Mogadishu, Somalia - Two men - one in military uniform, the other in a baggy button-down shirt - sat on a plastic mat in an unfurnished tin-roofed room in the heart of the Somali capital, Mogadishu. They were contemplating how they could voice their plight to those in the country's corridors of power after many failed attempts to reach out.

Ahmed Mohamed Ibrahim and Hasan Mohamed Yusuf were active soldiers fighting on the front lines against al-Shabab - the al-Qaeda-linked armed group fighting Somalia's internationally recognised government - until they were both seriously wounded.
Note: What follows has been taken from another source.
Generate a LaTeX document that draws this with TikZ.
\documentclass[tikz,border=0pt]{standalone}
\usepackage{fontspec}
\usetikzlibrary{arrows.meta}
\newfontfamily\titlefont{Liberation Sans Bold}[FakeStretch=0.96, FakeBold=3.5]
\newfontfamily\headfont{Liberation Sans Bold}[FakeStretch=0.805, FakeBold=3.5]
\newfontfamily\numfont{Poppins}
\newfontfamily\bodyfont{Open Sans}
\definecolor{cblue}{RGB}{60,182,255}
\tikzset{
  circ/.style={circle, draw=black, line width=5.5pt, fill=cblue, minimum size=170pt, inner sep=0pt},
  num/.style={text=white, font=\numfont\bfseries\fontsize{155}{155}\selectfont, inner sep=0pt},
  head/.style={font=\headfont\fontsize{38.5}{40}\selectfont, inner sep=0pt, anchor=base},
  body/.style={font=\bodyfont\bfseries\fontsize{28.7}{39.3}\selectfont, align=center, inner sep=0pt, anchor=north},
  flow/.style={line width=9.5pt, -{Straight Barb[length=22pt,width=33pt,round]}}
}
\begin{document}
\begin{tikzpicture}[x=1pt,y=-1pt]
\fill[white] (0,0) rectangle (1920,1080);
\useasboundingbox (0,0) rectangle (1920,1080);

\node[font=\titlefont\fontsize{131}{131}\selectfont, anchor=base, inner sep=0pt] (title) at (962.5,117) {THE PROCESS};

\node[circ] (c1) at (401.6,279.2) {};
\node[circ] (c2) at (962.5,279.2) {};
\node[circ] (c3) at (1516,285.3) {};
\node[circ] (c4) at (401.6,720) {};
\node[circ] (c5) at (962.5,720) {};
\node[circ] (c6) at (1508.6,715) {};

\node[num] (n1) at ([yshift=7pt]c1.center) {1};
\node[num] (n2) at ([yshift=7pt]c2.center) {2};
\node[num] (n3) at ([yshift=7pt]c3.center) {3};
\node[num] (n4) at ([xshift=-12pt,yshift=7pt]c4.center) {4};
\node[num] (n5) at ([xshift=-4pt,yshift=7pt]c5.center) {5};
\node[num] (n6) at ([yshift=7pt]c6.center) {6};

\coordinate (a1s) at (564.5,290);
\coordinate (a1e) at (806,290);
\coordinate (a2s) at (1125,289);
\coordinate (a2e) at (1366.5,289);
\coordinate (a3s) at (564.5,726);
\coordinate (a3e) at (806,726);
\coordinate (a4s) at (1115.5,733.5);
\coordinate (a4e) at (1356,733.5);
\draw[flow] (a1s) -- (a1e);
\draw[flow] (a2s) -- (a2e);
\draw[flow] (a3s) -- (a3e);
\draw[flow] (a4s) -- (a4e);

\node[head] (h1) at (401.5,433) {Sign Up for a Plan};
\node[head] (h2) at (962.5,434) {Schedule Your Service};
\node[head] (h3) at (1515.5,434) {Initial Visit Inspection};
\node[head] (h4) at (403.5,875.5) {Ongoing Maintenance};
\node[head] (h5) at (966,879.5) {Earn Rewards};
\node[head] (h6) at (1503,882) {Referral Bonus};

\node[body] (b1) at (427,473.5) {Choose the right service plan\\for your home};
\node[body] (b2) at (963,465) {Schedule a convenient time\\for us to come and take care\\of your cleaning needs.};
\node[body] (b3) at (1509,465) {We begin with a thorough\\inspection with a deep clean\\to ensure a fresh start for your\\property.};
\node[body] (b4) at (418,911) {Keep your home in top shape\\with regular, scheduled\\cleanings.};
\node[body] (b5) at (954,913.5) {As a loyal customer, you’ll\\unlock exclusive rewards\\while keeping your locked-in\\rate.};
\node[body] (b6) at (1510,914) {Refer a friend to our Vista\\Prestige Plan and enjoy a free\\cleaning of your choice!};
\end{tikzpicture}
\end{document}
Twenty-five-year-old Ibrahim vividly remembers the day his life changed forever. He was part of a group of soldiers responsible for protecting the presidential compound and the country's seat of power, Villa Somalia,against advancing al-Shabab fighters.
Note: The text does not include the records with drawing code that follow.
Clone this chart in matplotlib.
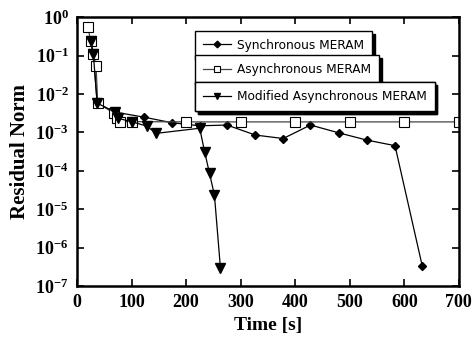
import math
import matplotlib.pyplot as plt
from matplotlib.ticker import FixedLocator, FuncFormatter, NullLocator

plt.rcParams['mathtext.fontset'] = 'custom'
plt.rcParams['mathtext.rm'] = 'Liberation Serif:bold'
plt.rcParams['mathtext.bf'] = 'Liberation Serif:bold'

# Synchronous MERAM
sync_t = [25, 30, 37, 68, 122, 174, 225, 275, 327, 378, 428, 480, 531, 583, 633]
sync_r = [0.24, 0.11, 0.0058, 0.0034, 0.0025, 0.00178, 0.00148, 0.00155,
          0.00085, 0.00069, 0.00155, 0.00097, 0.00063, 0.00045, 3.3e-7]

# Asynchronous MERAM
async_t = [20, 25, 30, 35, 38, 68, 73, 79, 100, 200, 300, 400, 500, 600, 700]
async_r = [0.56, 0.24, 0.11, 0.053, 0.0057, 0.0032, 0.0024, 0.0019, 0.0019,
           0.00187, 0.00187, 0.00187, 0.00187, 0.00187, 0.00187]

# Modified Asynchronous MERAM
mod_t = [25, 30, 37, 70, 76, 100, 128, 145, 225, 234, 243, 252, 263]
mod_r = [0.24, 0.11, 0.0058, 0.0033, 0.0023, 0.0019, 0.00145, 0.00094,
         0.00128, 0.00031, 8.5e-5, 2.3e-5, 2.9e-7]

x_ticks = [0, 100, 200, 300, 400, 500, 600, 700]
y_exps = [0, -1, -2, -3, -4, -5, -6, -7]

fig = plt.figure(figsize=(4.74, 3.42), dpi=100)
ax = fig.add_axes([0.1624, 0.1637, 0.8056, 0.7863])

l1, = ax.plot(sync_t, sync_r, color='black', lw=0.9, marker='D',
              markersize=4.5, markerfacecolor='black', label='Synchronous MERAM')
l2, = ax.plot(async_t, async_r, color='#444444', lw=0.9, marker='s',
              markersize=6.5, markerfacecolor='white', markeredgecolor='black',
              markeredgewidth=0.8, label='Asynchronous MERAM')
l3, = ax.plot(mod_t, mod_r, color='black', lw=0.9, marker='v',
              markersize=6.5, markerfacecolor='black',
              label='Modified Asynchronous MERAM')

ax.set_yscale('log')
ax.set_xlim(0, 700)
ax.set_ylim(1e-7, 1)
ax.xaxis.set_major_locator(FixedLocator(x_ticks))
ax.yaxis.set_major_locator(FixedLocator([10.0 ** e for e in y_exps]))
ax.yaxis.set_minor_locator(NullLocator())
ax.yaxis.set_major_formatter(
    FuncFormatter(lambda v, p: r'$\mathbf{10^{%d}}$' % round(math.log10(v))))

for lab in ax.get_xticklabels():
    lab.set_fontfamily('Liberation Serif')
    lab.set_fontweight('bold')
ax.tick_params(axis='both', which='major', direction='in', length=5,
               width=1.2, top=True, right=True, labelsize=13, pad=6)
for sp in ax.spines.values():
    sp.set_linewidth(1.8)

ax.set_xlabel('Time [s]', fontfamily='Liberation Serif', fontweight='bold',
              fontsize=14, labelpad=4)
ax.set_ylabel('Residual Norm', fontfamily='Liberation Serif',
              fontweight='bold', fontsize=15, labelpad=4)

# each legend entry gets its own shadowed box
tops = [0.949, 0.859, 0.758]
for line, top in zip([l1, l2, l3], tops):
    leg = ax.legend(handles=[line], loc='upper left',
                    bbox_to_anchor=(0.31, top), fancybox=False,
                    shadow={'color': 'black', 'alpha': 1.0},
                    framealpha=1, edgecolor='black', markerscale=0.75,
                    handlelength=2.3, borderpad=0.65, borderaxespad=0,
                    handletextpad=0.5, prop={'family': 'DejaVu Sans', 'size': 8.7})
    leg.get_frame().set_linewidth(1.0)
    ax.add_artist(leg)

fig.savefig('out.png', dpi=100)
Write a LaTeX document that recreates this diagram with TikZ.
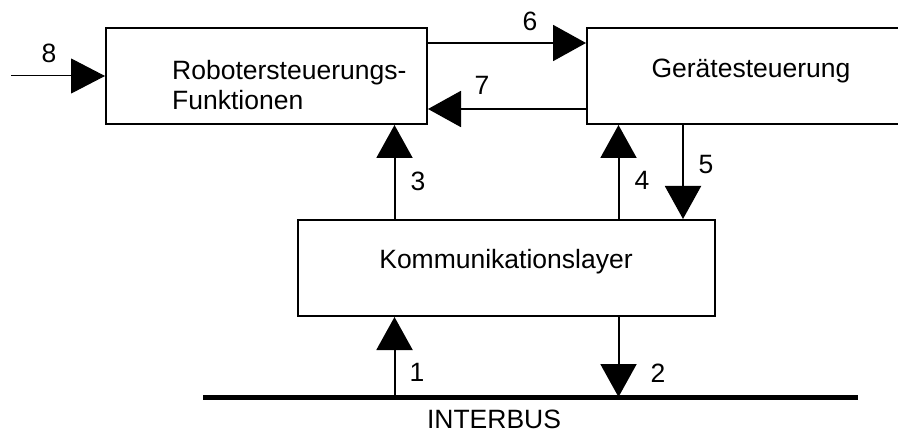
\documentclass[tikz,border=0pt]{standalone}
\usepackage{fontspec}
\setmainfont{Liberation Sans}
\usetikzlibrary{arrows.meta,calc}
\begin{document}
\begin{tikzpicture}[x=1pt,y=-1pt,
  box/.style={draw,line width=2pt,inner sep=0pt,rectangle},
  conn/.style={line width=2pt,-{Triangle[width=36pt,length=33pt]}},
  thinconn/.style={line width=1pt,-{Triangle[width=35pt,length=34pt]}},
  lbl/.style={inner sep=0pt,font=\fontsize{26.5}{30}\selectfont},
  txt/.style={inner sep=0pt,font=\fontsize{26.5}{31}\selectfont}]
\useasboundingbox (0,0) rectangle (898,433);
\clip (0,0) rectangle (898,433);
% boxes
\node[box,minimum width=321pt,minimum height=96pt] (box1) at (266.5,76) {};
\node[box,minimum width=323pt,minimum height=96pt] (box2) at (748.5,76) {};
\node[box,minimum width=417pt,minimum height=96pt] (box3) at (506.5,268) {};
% texts
\node[txt,anchor=base west] (t1a) at (172,79.5) {Robotersteuerungs-};
\node[txt,anchor=base west] (t1b) at (172,110) {Funktionen};
\node[txt,anchor=base] (t2) at (751,77.5) {Gerätesteuerung};
\node[txt,anchor=base] (t3) at (506,269) {Kommunikationslayer};
\node[txt,anchor=base] (t4) at (494,428) {INTERBUS};
% bus
\coordinate (busL) at (203,397);
\coordinate (busR) at (858,397);
\draw[line width=5pt] (busL) -- (busR);
% x positions
\coordinate (xa) at (394.5,0);
\coordinate (xb) at (618.5,0);
\coordinate (xc) at (683,0);
\coordinate (in8) at (11,76);
% connectors
\draw[thinconn] (in8) -- (box1.west);
\draw[conn] ([yshift=-16pt]box1.north east) -- ([yshift=-16pt]box2.north west);
\draw[conn] ([yshift=16pt]box2.south west) -- ([yshift=16pt]box1.south east);
\draw[conn] (box3.north -| xa) -- (box1.south -| xa);
\draw[conn] (box3.north -| xb) -- (box2.south -| xb);
\draw[conn] (box2.south -| xc) -- (box3.north -| xc);
\draw[conn] (busL -| xa) -- (box3.south -| xa);
\draw[conn] (box3.south -| xb) -- (busL -| xb);
% labels
\node[lbl] (l8) at (49,53) {8};
\node[lbl] (l6) at (530,21) {6};
\node[lbl] (l7) at (482,85) {7};
\node[lbl] (l3) at (418,181) {3};
\node[lbl] (l4) at (642,180) {4};
\node[lbl] (l5) at (706,165) {5};
\node[lbl] (l1) at (417,372) {1};
\node[lbl] (l2) at (658,373) {2};
\end{tikzpicture}
\end{document}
"Al-Shabab wounded me in 2010. I was guarding the presidential palace. Three bullets hit my arm, shattering the bones above my elbow into pieces," Ibrahim told Al Jazeera as balls of sweat formed on his brow. "That was the last time I used my arm properly."
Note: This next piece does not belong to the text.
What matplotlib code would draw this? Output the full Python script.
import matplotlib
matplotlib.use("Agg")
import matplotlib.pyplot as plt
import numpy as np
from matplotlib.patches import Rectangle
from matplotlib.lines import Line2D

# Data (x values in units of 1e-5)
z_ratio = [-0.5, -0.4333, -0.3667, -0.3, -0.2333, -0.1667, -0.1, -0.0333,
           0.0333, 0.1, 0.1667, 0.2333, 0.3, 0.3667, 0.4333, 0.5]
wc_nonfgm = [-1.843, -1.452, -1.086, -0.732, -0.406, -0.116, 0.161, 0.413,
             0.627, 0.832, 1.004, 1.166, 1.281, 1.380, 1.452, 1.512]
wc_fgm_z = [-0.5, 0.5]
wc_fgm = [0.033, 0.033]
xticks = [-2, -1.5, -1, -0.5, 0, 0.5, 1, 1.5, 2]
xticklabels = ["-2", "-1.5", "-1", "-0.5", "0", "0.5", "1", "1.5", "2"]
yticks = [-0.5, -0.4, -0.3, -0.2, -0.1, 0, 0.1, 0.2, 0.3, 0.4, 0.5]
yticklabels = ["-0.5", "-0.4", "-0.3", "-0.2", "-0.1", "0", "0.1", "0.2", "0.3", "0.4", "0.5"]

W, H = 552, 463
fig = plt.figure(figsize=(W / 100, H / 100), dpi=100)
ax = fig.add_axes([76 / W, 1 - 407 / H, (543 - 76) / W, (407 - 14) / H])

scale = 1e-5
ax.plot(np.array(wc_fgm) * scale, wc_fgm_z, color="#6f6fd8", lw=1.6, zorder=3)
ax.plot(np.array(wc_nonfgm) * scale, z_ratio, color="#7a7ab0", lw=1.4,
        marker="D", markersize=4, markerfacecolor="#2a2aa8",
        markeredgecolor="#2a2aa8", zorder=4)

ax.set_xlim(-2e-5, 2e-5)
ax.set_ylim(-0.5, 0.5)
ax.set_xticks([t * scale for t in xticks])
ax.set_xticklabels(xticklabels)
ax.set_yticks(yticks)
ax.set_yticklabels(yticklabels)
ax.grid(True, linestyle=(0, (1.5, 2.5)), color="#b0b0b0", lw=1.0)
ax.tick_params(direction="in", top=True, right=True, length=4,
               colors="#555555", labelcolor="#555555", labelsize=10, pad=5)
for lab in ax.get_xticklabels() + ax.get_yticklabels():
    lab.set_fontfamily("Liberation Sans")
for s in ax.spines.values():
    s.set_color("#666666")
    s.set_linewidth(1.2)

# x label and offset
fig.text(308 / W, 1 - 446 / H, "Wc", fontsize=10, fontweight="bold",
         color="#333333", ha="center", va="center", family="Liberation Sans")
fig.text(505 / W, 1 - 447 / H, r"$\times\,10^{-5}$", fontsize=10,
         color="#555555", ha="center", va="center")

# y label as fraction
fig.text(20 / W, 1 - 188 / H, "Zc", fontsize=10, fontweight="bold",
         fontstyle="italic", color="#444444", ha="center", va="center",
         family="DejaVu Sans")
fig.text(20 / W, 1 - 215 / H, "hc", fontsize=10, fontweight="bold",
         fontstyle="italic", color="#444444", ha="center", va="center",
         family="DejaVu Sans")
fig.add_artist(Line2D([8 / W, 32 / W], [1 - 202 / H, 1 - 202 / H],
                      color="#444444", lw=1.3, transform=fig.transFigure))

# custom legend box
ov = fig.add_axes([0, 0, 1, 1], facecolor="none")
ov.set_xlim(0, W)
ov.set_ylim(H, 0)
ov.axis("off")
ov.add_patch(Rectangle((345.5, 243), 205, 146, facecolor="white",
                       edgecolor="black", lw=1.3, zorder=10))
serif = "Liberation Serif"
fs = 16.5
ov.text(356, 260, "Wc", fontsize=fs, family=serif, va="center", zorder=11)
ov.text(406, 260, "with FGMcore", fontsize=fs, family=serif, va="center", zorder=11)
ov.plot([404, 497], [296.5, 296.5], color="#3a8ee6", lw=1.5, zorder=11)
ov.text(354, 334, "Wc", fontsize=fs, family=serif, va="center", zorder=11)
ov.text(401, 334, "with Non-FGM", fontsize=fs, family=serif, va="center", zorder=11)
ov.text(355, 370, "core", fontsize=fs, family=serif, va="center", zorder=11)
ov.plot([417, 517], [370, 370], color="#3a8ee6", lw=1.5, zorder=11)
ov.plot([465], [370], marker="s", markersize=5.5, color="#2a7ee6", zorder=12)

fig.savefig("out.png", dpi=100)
Doctors at the local hospital told him he needed to be taken abroad for treatment to save his arm.
"I don't come from a wealthy family, so there was no way I could afford to go outside of Somalia for treatment. I was my family's breadwinner," he said in a soft, clear voice, void of emotion. "The local hospital stitched my wound and put a bandage on it. Now, only the skin is holding my arm together."
He was only 20 when he was wounded during his second year of army service. He has not been formally discharged from the army since his injury, but since 2012, Ibrahim hasn't received any wages or compensation from the army - which probably doesn't know whether or not he is even alive, he said.
'I have lost everything'
Yusuf sat next to Ibrahim on the mat, staring at his own heavily scarred legs. The 37-year-old father of four said his injuries are not just physical.
"I can't sleep at night. I can still smell the blood from that day," he recalls. "I was not able to walk for more than a year, and I have constant pain in my head from the shrapnel wound I sustained that day. But worse than the physical pain is that I have lost everything; my wife left with my kids because I could not provide for them after I was injured."